>>>>
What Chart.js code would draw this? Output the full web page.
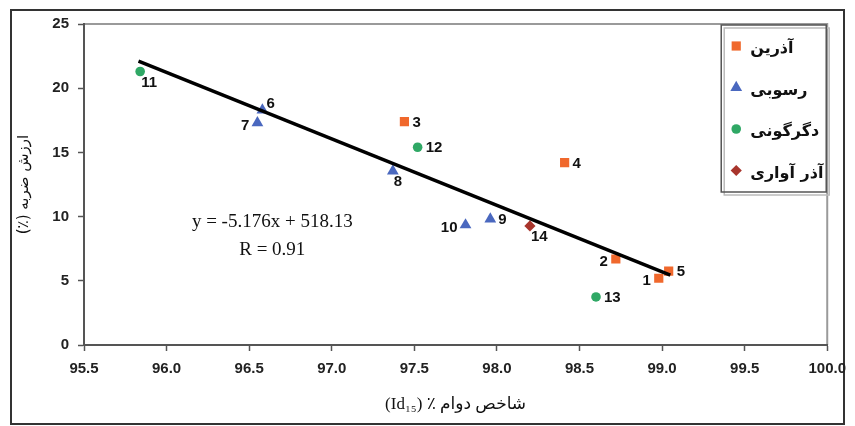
<!DOCTYPE html>
<html>
<head>
<meta charset="utf-8">
<script src="https://cdn.jsdelivr.net/npm/chart.js@4/dist/chart.umd.min.js"></script>
<style>
  body { margin: 0; background: #fff; }
  #wrap { position: relative; width: 855px; height: 426px; }
</style>
</head>
<body>
<div id="wrap"><canvas id="myChart" width="855" height="426"></canvas></div>
<script>
// Samples
const sampleIds = [1, 2, 3, 4, 5, 6, 7, 8, 9, 10, 11, 12, 13, 14];
const durability = [98.98, 98.72, 97.44, 98.41, 99.04, 96.58, 96.55, 97.37, 97.96, 97.81, 95.84, 97.52, 98.60, 98.20];
const impactValue = [5.2, 6.7, 17.4, 14.2, 5.76, 18.3, 17.3, 13.55, 9.8, 9.35, 21.3, 15.4, 3.74, 9.27];
const rockGroup = [0, 0, 0, 0, 0, 1, 1, 1, 1, 1, 2, 2, 2, 3];
const groupNames = ["آذرين", "رسوبی", "دگرگونی", "آذر آواری"];

// trend line end points as drawn
const trendX = [95.83, 99.05];
const trendY = [22.1, 5.45];
const equationText = "y = -5.176x + 518.13";
const rText = "R = 0.91";

const xTicks = [95.5, 96.0, 96.5, 97.0, 97.5, 98.0, 98.5, 99.0, 99.5, 100.0];
const yTicks = [0, 5, 10, 15, 20, 25];

// where each number label sits next to its marker
const labelSide = ['l', 'l', 'r', 'r', 'r', 'tr', 'l', 'br', 'r', 'l', 'br', 'r', 'r', 'br'];

const groupStyle = [
    { color: '#f0682c', shape: 'rect', radius: 6.5 },
    { color: '#4a68bf', shape: 'triangle', radius: 6.8 },
    { color: '#2fa865', shape: 'circle', radius: 4.8 },
    { color: '#a8352c', shape: 'rectRot', radius: 5.6 }
];

const datasets = [{
    type: 'line',
    label: 'trend',
    data: trendX.map((x, i) => ({ x: x, y: trendY[i] })),
    borderColor: '#000',
    borderWidth: 3.5,
    pointRadius: 0,
    showLine: true,
    order: 0
}];

groupNames.forEach((name, g) => {
    const pts = [];
    sampleIds.forEach((id, i) => {
        if (rockGroup[i] === g) pts.push({ x: durability[i], y: impactValue[i], id: id, side: labelSide[i] });
    });
    datasets.push({
        type: 'scatter',
        label: name,
        data: pts,
        backgroundColor: groupStyle[g].color,
        borderColor: groupStyle[g].color,
        borderWidth: 0,
        pointStyle: groupStyle[g].shape,
        pointRadius: groupStyle[g].radius,
        order: 1
    });
});

function drawMarker(ctx, shape, x, y, r, color) {
    ctx.save();
    ctx.fillStyle = color;
    ctx.beginPath();
    if (shape === 'rect') {
        const s = r * Math.SQRT1_2;
        ctx.rect(x - s, y - s, 2 * s, 2 * s);
    } else if (shape === 'triangle') {
        ctx.moveTo(x, y - r);
        ctx.lineTo(x + r * 0.866, y + r * 0.5);
        ctx.lineTo(x - r * 0.866, y + r * 0.5);
        ctx.closePath();
    } else if (shape === 'rectRot') {
        ctx.moveTo(x, y - r);
        ctx.lineTo(x + r, y);
        ctx.lineTo(x, y + r);
        ctx.lineTo(x - r, y);
        ctx.closePath();
    } else {
        ctx.arc(x, y, r, 0, Math.PI * 2);
    }
    ctx.fill();
    ctx.restore();
}

const extrasPlugin = {
    id: 'extras',
    beforeDraw(chart) {
        const ctx = chart.ctx;
        ctx.save();
        ctx.fillStyle = '#fff';
        ctx.fillRect(0, 0, chart.width, chart.height);
        // outer frame
        ctx.strokeStyle = '#333';
        ctx.lineWidth = 2;
        ctx.strokeRect(11, 10, chart.width - 22, chart.height - 12);
        // plot area top/right border
        const a = chart.chartArea;
        ctx.strokeStyle = '#9a9a9a';
        ctx.lineWidth = 2;
        ctx.beginPath();
        ctx.moveTo(a.left, a.top);
        ctx.lineTo(a.right, a.top);
        ctx.lineTo(a.right, a.bottom);
        ctx.stroke();
        ctx.restore();
    },
    afterDatasetsDraw(chart) {
        const ctx = chart.ctx;
        const xs = chart.scales.x, ys = chart.scales.y;
        ctx.save();
        // sample number labels
        ctx.fillStyle = '#111';
        ctx.font = 'bold 15px "Liberation Sans", Arial, sans-serif';
        ctx.textBaseline = 'middle';
        chart.data.datasets.forEach((ds, di) => {
            if (ds.type !== 'scatter') return;
            chart.getDatasetMeta(di).data.forEach((el, k) => {
                const p = ds.data[k];
                let dx = 0, dy = 0;
                if (p.side === 'r') { ctx.textAlign = 'left'; dx = 8; dy = 1; }
                else if (p.side === 'l') { ctx.textAlign = 'right'; dx = -8; dy = 3; }
                else if (p.side === 'tr') { ctx.textAlign = 'left'; dx = 4; dy = -6; }
                else { ctx.textAlign = 'left'; dx = 1; dy = 11; }
                ctx.fillText(String(p.id), el.x + dx, el.y + dy);
            });
        });
        // regression equation
        ctx.fillStyle = '#111';
        ctx.font = '19px "Liberation Serif", "Times New Roman", serif';
        ctx.textAlign = 'center';
        ctx.fillText(equationText, xs.getPixelForValue(96.64), ys.getPixelForValue(9.6));
        ctx.fillText(rText, xs.getPixelForValue(96.64), ys.getPixelForValue(7.4));

        // legend box
        const a = chart.chartArea;
        const lx = a.right - 106, ly = a.top + 1, lw = 105, lh = 167;
        ctx.fillStyle = '#fff';
        ctx.fillRect(lx, ly, lw, lh);
        ctx.strokeStyle = '#bbb';
        ctx.lineWidth = 1.5;
        ctx.strokeRect(lx + 3, ly + 3, lw, lh);
        ctx.strokeStyle = '#555';
        ctx.strokeRect(lx, ly, lw, lh);
        ctx.font = 'bold 16px "DejaVu Sans", sans-serif';
        ctx.direction = 'rtl';
        ctx.textAlign = 'left';
        groupNames.forEach((name, g) => {
            const y = ly + 24 + g * 41.5;
            const st = groupStyle[g];
            drawMarker(ctx, st.shape, lx + 15, y - 3, st.radius, st.color);
            ctx.fillStyle = '#111';
            ctx.fillText(name, lx + 29, y);
        });
        ctx.restore();
    }
};

new Chart(document.getElementById('myChart'), {
    type: 'scatter',
    data: { datasets: datasets },
    options: {
        responsive: false,
        animation: false,
        layout: { padding: { top: 24, right: 27, left: 0, bottom: 0 } },
        plugins: { legend: { display: false }, tooltip: { enabled: false } },
        scales: {
            x: {
                type: 'linear',
                min: xTicks[0],
                max: xTicks[xTicks.length - 1],
                afterBuildTicks: (s) => { s.ticks = xTicks.map(v => ({ value: v })); },
                afterFit: (s) => { s.height = 81; },
                grid: { drawOnChartArea: false, color: '#555', tickLength: 6, tickWidth: 1.5 },
                border: { color: '#555', width: 2 },
                ticks: {
                    padding: 9,
                    color: '#222',
                    font: { family: '"Liberation Sans", Arial, sans-serif', size: 15, weight: 'bold' },
                    callback: (v) => Number(v).toFixed(1)
                },
                title: {
                    display: true,
                    text: '(Id₁₅) ٪ شاخص دوام',
                    color: '#111',
                    font: { family: '"Liberation Serif", "DejaVu Sans", serif', size: 17 },
                    padding: { top: 0, bottom: 11 }
                }
            },
            y: {
                min: yTicks[0],
                max: yTicks[yTicks.length - 1],
                afterBuildTicks: (s) => { s.ticks = yTicks.map(v => ({ value: v })); },
                afterFit: (s) => { s.width = 84; },
                grid: { drawOnChartArea: false, color: '#555', tickLength: 6, tickWidth: 1.5 },
                border: { color: '#555', width: 2 },
                ticks: {
                    padding: 9,
                    color: '#222',
                    font: { family: '"Liberation Sans", Arial, sans-serif', size: 15, weight: 'bold' }
                },
                title: {
                    display: true,
                    text: '(٪) ارزش ضربه',
                    color: '#111',
                    font: { family: '"DejaVu Sans", sans-serif', size: 15 },
                    padding: { top: 15, bottom: 0 }
                }
            }
        }
    },
    plugins: [extrasPlugin]
});
</script>
</body>
</html>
<<<<
* _Task instructions_
Give again, word for word, every line from the top of the data through the line with "const yTicks = [0, 5, 10, 15, 20, 25];", both ends included, and exclude the pictures.

* _Result of this task_
What Chart.js code would draw this? Output the full web page.
<!DOCTYPE html>
<html>
<head>
<meta charset="utf-8">
<script src="https://cdn.jsdelivr.net/npm/chart.js@4/dist/chart.umd.min.js"></script>
<style>
  body { margin: 0; background: #fff; }
  #wrap { position: relative; width: 855px; height: 426px; }
</style>
</head>
<body>
<div id="wrap"><canvas id="myChart" width="855" height="426"></canvas></div>
<script>
// Samples
const sampleIds = [1, 2, 3, 4, 5, 6, 7, 8, 9, 10, 11, 12, 13, 14];
const durability = [98.98, 98.72, 97.44, 98.41, 99.04, 96.58, 96.55, 97.37, 97.96, 97.81, 95.84, 97.52, 98.60, 98.20];
const impactValue = [5.2, 6.7, 17.4, 14.2, 5.76, 18.3, 17.3, 13.55, 9.8, 9.35, 21.3, 15.4, 3.74, 9.27];
const rockGroup = [0, 0, 0, 0, 0, 1, 1, 1, 1, 1, 2, 2, 2, 3];
const groupNames = ["آذرين", "رسوبی", "دگرگونی", "آذر آواری"];

// trend line end points as drawn
const trendX = [95.83, 99.05];
const trendY = [22.1, 5.45];
const equationText = "y = -5.176x + 518.13";
const rText = "R = 0.91";

const xTicks = [95.5, 96.0, 96.5, 97.0, 97.5, 98.0, 98.5, 99.0, 99.5, 100.0];
const yTicks = [0, 5, 10, 15, 20, 25];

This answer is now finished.